The upcoming vaccine rollout has considerably brightened the prospects for economic growth in the New Year. The Covid-19 virus and its impact on the health and well-being of people around the world were the key issues in 2020. If the tide is finally turning on the pandemic front, there can be greater surety that the Indian economy will revive slowly but surely.
The immediate indicators are promising for a V-shaped recovery from the trough experienced over the past 10 months. The biggest roadblock will be the possibility of a second wave of infections in India, as had occurred in Europe and the UK. The villain could be the new more contagious variant of the disease detected in the UK that is now causing havoc there. It has, as of date, spread to another dozen countries. The progress of the virus and the health of the economy are inevitably linked together.
For now, the positive news is that imports are rising, an indication that industrial activity is picking up. Exports are still stagnant, but imports rose in December for the first time since February. The import data comes along with a surge in Goods and Services Tax (GST) collections that have reached levels higher than those in the pre-Covid era. The December collections have risen by 11.6 per cent to Rs 1.15 lakh crore, the highest since the GST regime was rolled out in 2017.
While this is encouraging news, it must be tempered by the recognition that it is based on the November sales, which in turn reflected the pent-up demand of the festival season.
The equity markets continue to show cheer by a bull run that mirrors the same buoyancy in global stock exchanges. After a crash in March and April, the Sensex has risen consistently despite the bad news on the economic front. The rally has been partially fuelled by a new breed of domestic investors who had abandoned other asset classes that have been giving poor returns, like bank deposits and real estate.
More importantly, foreign institutional investors have been pouring funds rapidly into the Indian markets on the back of global liquidity as well as expectations that this emerging economy will surely bounce back in 2021.
The IHS Market Purchasing Managers Index has also been positive for the fifth consecutive month, giving an indication that factory activity is picking up in December.
Agricultural growth equally continues to progress at an even pace despite the ongoing farmers’ agitation in the northern region. Even during the worst April-to-June quarter this year, when GDP growth crashed by 23.9 per cent, farm growth remained positive at 3.4 per cent. The slow spread of the virus to rural areas has contributed to this sustained activity on the farm front.
On the negative side, core sector data continues to be dismal. Growth in the eight core sector industries fell by 2.6 per cent in November, bringing the total decline over the first eight months of the current fiscal to 11.4 per cent. This includes crude oil, natural gas, refinery products, steel and cement, though there has been some increase in coal, electricity, and fertilisers. This may be offset to some extent by consumer goods output, but will clearly impact the index of industrial production.

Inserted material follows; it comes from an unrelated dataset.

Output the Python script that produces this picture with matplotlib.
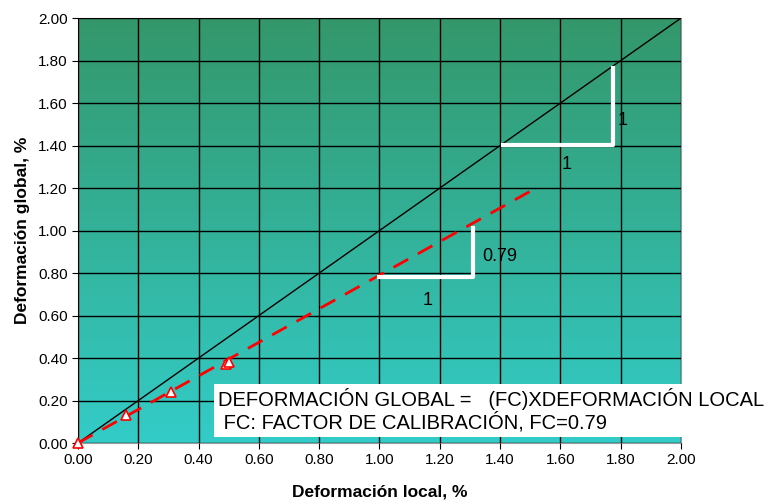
import numpy as np
import matplotlib.pyplot as plt
from matplotlib.colors import LinearSegmentedColormap

plt.rcParams['font.family'] = ['Liberation Sans', 'DejaVu Sans']

# measured points (local vs global strain, %)
local_def = [0.0, 0.16, 0.31, 0.49, 0.50]
global_def = [0.0, 0.13, 0.24, 0.37, 0.38]

fc = 0.79
fit_x = [0.0, 1.5]
ref_x = [0.0, 2.0]

ticks = [0.0, 0.2, 0.4, 0.6, 0.8, 1.0, 1.2, 1.4, 1.6, 1.8, 2.0]
tick_labels = ['%.2f' % t for t in ticks]

# slope triangles
tri_lo_x = [1.0, 1.31, 1.31]
tri_lo_y = [0.78, 0.78, 1.01]
tri_hi_x = [1.41, 1.775, 1.775]
tri_hi_y = [1.405, 1.405, 1.765]

fig = plt.figure(figsize=(7.68, 5.04), dpi=100)
ax = fig.add_axes([0.1016, 0.121, 0.785, 0.843])

cmap = LinearSegmentedColormap.from_list('bg', ['#33CCC8', '#34976A'])
grad = np.linspace(0, 1, 256).reshape(-1, 1)
ax.imshow(grad, extent=[0, 2, 0, 2], origin='lower', cmap=cmap, aspect='auto', zorder=0)

ax.set_xlim(0, 2)
ax.set_ylim(0, 2)
ax.set_xticks(ticks)
ax.set_yticks(ticks)
ax.set_xticklabels(tick_labels, fontsize=11)
ax.set_yticklabels(tick_labels, fontsize=11)
ax.grid(True, color='black', linewidth=1, zorder=1)
ax.set_axisbelow(False)
ax.tick_params(direction='out', length=4, color='black')
for s in ax.spines.values():
    s.set_color('#999999')
    s.set_zorder(2)

ax.plot(ref_x, ref_x, color='black', linewidth=1, zorder=3)
ax.plot(fit_x, [fc * v for v in fit_x], color='red', linestyle=(0, (6, 4)), linewidth=2, zorder=3)
ax.plot(local_def, global_def, linestyle='none', marker='^', markersize=7,
        markerfacecolor='white', markeredgecolor='red', markeredgewidth=1.2, zorder=4,
        clip_on=False)

ax.plot(tri_lo_x, tri_lo_y, color='white', linewidth=3, zorder=3)
ax.plot(tri_hi_x, tri_hi_y, color='white', linewidth=3, zorder=3)
ax.text(1.34, 0.88, '0.79', fontsize=13, va='center', ha='left', zorder=5)
ax.text(1.16, 0.67, '1', fontsize=13, va='center', ha='center', zorder=5)
ax.text(1.79, 1.52, '1', fontsize=13, va='center', ha='left', zorder=5)
ax.text(1.62, 1.31, '1', fontsize=13, va='center', ha='center', zorder=5)

ax.text(0.464, 0.153,
        'DEFORMACIÓN GLOBAL =   (FC)XDEFORMACIÓN LOCAL\n FC: FACTOR DE CALIBRACIÓN, FC=0.79',
        fontsize=14.5, va='center', ha='left', linespacing=1.12, zorder=6, clip_on=False,
        bbox=dict(facecolor='white', edgecolor='none', pad=3))

ax.set_xlabel('Deformación local, %', fontsize=12.5, fontweight='bold', labelpad=12)
ax.set_ylabel('Deformación global, %', fontsize=12.5, fontweight='bold', labelpad=6)

fig.savefig('out.png', dpi=100)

Simultaneously, the jobs outlook is discouraging as unemployment rose to 6.5 per cent in November, according to the Centre for Monitoring Indian Economy (CMIE), with high-quality jobs taking the biggest hit. Inflation remains a bugbear, too, having gone up to 7 per cent at the retail level. This is due to the twin factors of food items having become costly and the government’s deliberate decision to impose heavy taxes on imported fuels in order to raise resources.
As for the services sector, it remains problematic and will continue to be in the doldrums as long as the pandemic continues to plague the country. Unless the vaccination drive becomes widespread and the fear of travel, tourism, shopping and eating out dissipates, the revival of activity in this large economic segment seems to be ruled out. This is significant as services now account for over 50 per cent of India’s GDP.
So, despite all the green shoots, it is clear that growth will be patchy and uneven. Even data appears contradictory, such as the record foreign exchange reserves which are not a sign of a booming economy but the reflection of a crash in imports owing to low industrial activity. Revenue collections are rising gradually, but direct tax inflows fell by nearly 10 per cent till the end of December.
This, is at a time when the government needs to make larger expenditure in many areas, including infrastructure development, rural employment schemes and even on the bulk purchase of Covid vaccines. While there may not be concerns right now on the widening of the fiscal deficit, it cannot be denied that a big increase this year may lead to more problems in the subsequent ones.
The relatively small size of the stimulus measures announced during the course of the year have been widely criticised for not being enough to support many sectors, especially small and medium enterprises. The need for cash support in the form of direct transfers through digital payments to the poorest of the poor has been advocated by many.
But the government has been firm in resisting pressures to expand expenditure in this manner. As of now, it looks as if the conservative approach seems to be yielding results as economic growth seems to be reviving slowly but surely, even if it is unevenly.
Estimates of degrowth have already been revised for 2020-21 by rating agencies like Moody’s which now estimates negative growth at 10.6 per cent as against 11.5 per cent earlier.
For the next fiscal, the growth estimates are now in the region of 9 to 11 per cent which sound ambitious but for the fact that this will be on an extremely low base.
Comparisons are truly odious, given the fact that a more realistic comparison might be with the previous year. Even so, it is abundantly clear that the next fiscal is firmly heading for a V-shaped recovery, unless the Covid virus springs any surprises in the coming months.